Dr. Daniel Amen: And realizes when she believes her thoughts, she suffers. When she doesn't believe her thoughts, she doesn't suffer.

Tana Amen: Because her thoughts were awful.

Dr. Daniel Amen: When we became friends because her book was so helpful to me, we're actually published by the same imprint of Random House, and so I got to meet her. She came and got scanned. She had the brain of a murderer. I said, "Oh, by the way, if you murder someone, I can help get you off."

Tana Amen: That's true.

Dr. Daniel Amen: But she was the most peaceful person.

Tana Amen: Yeah.

Dr. Daniel Amen: Right? When you think about the transformation, don't forget that having a deep sense of meaning and purpose can help you feel better.

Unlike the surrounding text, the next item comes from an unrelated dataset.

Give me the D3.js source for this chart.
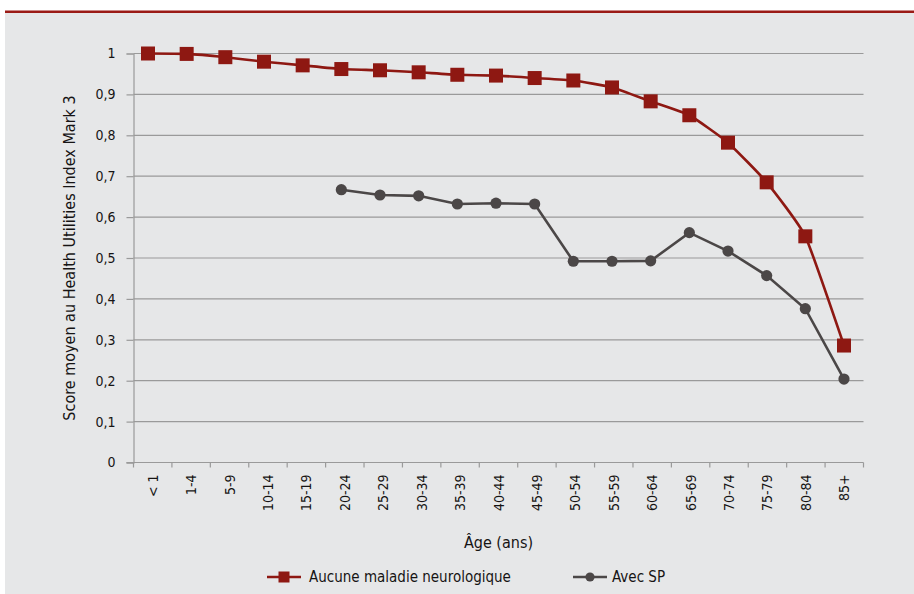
<!DOCTYPE html>
<html>
<head>
<meta charset="utf-8">
<script src="https://cdn.jsdelivr.net/npm/d3@7"></script>
<style>
  html, body { margin: 0; padding: 0; background: #ffffff; }
  svg { display: block; }
  text { font-family: "DejaVu Sans Condensed", "Roboto", sans-serif; fill: #161414; }
</style>
</head>
<body>
<svg id="chart" width="914" height="594"></svg>
<script>
// Age groups on the horizontal axis
const ageGroups = ["< 1", "1-4", "5-9", "10-14", "15-19", "20-24", "25-29", "30-34", "35-39",
  "40-44", "45-49", "50-54", "55-59", "60-64", "65-69", "70-74", "75-79", "80-84", "85+"];

// Mean HUI3 score, people without a neurological condition
const sansMaladie = [1.0, 0.999, 0.991, 0.980, 0.971, 0.962, 0.959, 0.954, 0.948,
  0.946, 0.940, 0.934, 0.917, 0.883, 0.849, 0.782, 0.685, 0.553, 0.286];

// Mean HUI3 score, people with MS (no estimate under 20)
const avecSP = [null, null, null, null, null, 0.667, 0.654, 0.652, 0.632,
  0.634, 0.632, 0.492, 0.492, 0.493, 0.562, 0.517, 0.457, 0.376, 0.204];

const yTicks = [0, 0.1, 0.2, 0.3, 0.4, 0.5, 0.6, 0.7, 0.8, 0.9, 1];

const seriesNames = ["Aucune maladie neurologique", "Avec SP"];
const yTitle = "Score moyen au Health Utilities Index Mark 3";
const xTitle = "Âge (ans)";

const RED = "#8e1812";
const DARK = "#4b4747";
const GRID = "#9a9a9a";

const svg = d3.select("#chart");

// panel background and top rule
svg.append("rect").attr("x", 5).attr("y", 12).attr("width", 909).attr("height", 582).attr("fill", "#e6e7e8");
svg.append("rect").attr("x", 5).attr("y", 10.5).attr("width", 909).attr("height", 2.5).attr("fill", "#9b1b16");

const plotL = 133.5, plotR = 863.5, plotT = 53.5, plotB = 462.5;

// category bands for ticks/labels, point scale for the markers
const x = d3.scaleBand().domain(ageGroups).range([plotL, plotR]).paddingInner(0).paddingOuter(0);
const xp = d3.scalePoint().domain(ageGroups).range([plotL + 14.5, plotR - 19.5]);
const y = d3.scaleLinear().domain([0, 1]).range([plotB, plotT]);

// horizontal gridlines
svg.append("g").selectAll("line").data(yTicks.filter(d => d > 0)).join("line")
  .attr("x1", plotL).attr("x2", plotR)
  .attr("y1", d => y(d)).attr("y2", d => y(d))
  .attr("stroke", GRID).attr("stroke-width", 1.2);

// y axis
const yAxis = d3.axisLeft(y).tickValues(yTicks).tickSize(7).tickPadding(11)
  .tickFormat(d => d === 0 ? "0" : d === 1 ? "1" : d3.format(".1f")(d).replace(".", ","));
const gy = svg.append("g").attr("transform", `translate(${plotL},0)`).call(yAxis);
gy.select(".domain").attr("stroke", GRID).attr("stroke-width", 1.2);
gy.selectAll(".tick line").attr("stroke", GRID).attr("stroke-width", 1.2);
gy.selectAll(".tick text").attr("font-size", 14).attr("fill", "#161414")
  .attr("font-family", "'DejaVu Sans Condensed', sans-serif");

// x axis with ticks on category boundaries
const gx = svg.append("g").attr("transform", `translate(0,${plotB})`);
gx.append("line").attr("x1", plotL - 7).attr("x2", plotR).attr("y1", 0).attr("y2", 0)
  .attr("stroke", GRID).attr("stroke-width", 1.2);
const bounds = ageGroups.map(d => x(d)).concat([plotR]);
gx.selectAll("line.tk").data(bounds).join("line").attr("class", "tk")
  .attr("x1", d => d).attr("x2", d => d).attr("y1", 0).attr("y2", 5)
  .attr("stroke", GRID).attr("stroke-width", 1.2);
gx.selectAll("text.lbl").data(ageGroups).join("text").attr("class", "lbl")
  .attr("transform", d => `translate(${x(d) + x.bandwidth() / 2 + 5},${12}) rotate(-90)`)
  .attr("text-anchor", "end")
  .attr("font-size", 14)
  .text(d => d);

// axis titles
svg.append("text").attr("transform", `translate(75,${(plotT + plotB) / 2}) rotate(-90)`)
  .attr("text-anchor", "middle").attr("font-size", 16).text(yTitle);
svg.append("text").attr("x", (plotL + plotR) / 2).attr("y", 548)
  .attr("text-anchor", "middle").attr("font-size", 16).text(xTitle);

// series without neurological condition: smoothed red line with square markers
const redPts = ageGroups.map((a, i) => [xp(a), y(sansMaladie[i])]);
svg.append("path").datum(redPts)
  .attr("d", d3.line().curve(d3.curveCardinal.tension(0.55)))
  .attr("fill", "none").attr("stroke", RED).attr("stroke-width", 2.6);
svg.append("g").selectAll("rect").data(redPts).join("rect")
  .attr("x", d => d[0] - 7).attr("y", d => d[1] - 7)
  .attr("width", 14).attr("height", 14).attr("fill", RED);

// MS series: straight dark line with round markers
const msPts = ageGroups.map((a, i) => avecSP[i] == null ? null : [xp(a), y(avecSP[i])]).filter(d => d);
svg.append("path").datum(msPts)
  .attr("d", d3.line())
  .attr("fill", "none").attr("stroke", DARK).attr("stroke-width", 2.6);
svg.append("g").selectAll("circle").data(msPts).join("circle")
  .attr("cx", d => d[0]).attr("cy", d => d[1]).attr("r", 5.6).attr("fill", DARK);

// legend
const lg = svg.append("g");
lg.append("line").attr("x1", 267).attr("x2", 301).attr("y1", 577).attr("y2", 577)
  .attr("stroke", RED).attr("stroke-width", 2.4);
lg.append("rect").attr("x", 284 - 5.5).attr("y", 577 - 5.5).attr("width", 11).attr("height", 11).attr("fill", RED);
lg.append("text").attr("x", 309).attr("y", 582).attr("font-size", 15).text(seriesNames[0]);
lg.append("line").attr("x1", 573).attr("x2", 607).attr("y1", 577).attr("y2", 577)
  .attr("stroke", DARK).attr("stroke-width", 2.4);
lg.append("circle").attr("cx", 590).attr("cy", 577).attr("r", 4.6).attr("fill", DARK);
lg.append("text").attr("x", 612).attr("y", 582).attr("font-size", 15).text(seriesNames[1]);
</script>
</body>
</html>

Tana Amen: Okay. Let's just say you didn't experience all of that in childhood, but can experiencing like massive major stress later in life or some sort of emotional trauma later in life trigger that kind of behavior or can an infection or a head injury later in life?

Dr. Daniel Amen: Yes, especially if the stress is stacked.

Tana Amen: Which means that there is hope that you can be helped.

Dr. Daniel Amen: Absolutely. But if the stress is stacked, you lose your job, you lose your marriage.

Tana Amen: Your home.

Dr. Daniel Amen: You have a car accident. You have an autistic child. These start stacking, your behavior is much more likely to get out of ...

Tana Amen: Erratic and ...

Dr. Daniel Amen: More erratic and there is hope. You have to just deal with each of these ...

Tana Amen: Then you can balance that behavior.

Dr. Daniel Amen: Then you can balance your behavior.

Tana Amen: I would like to do another podcast on this because I think we should talk about people who love people with these personality issues.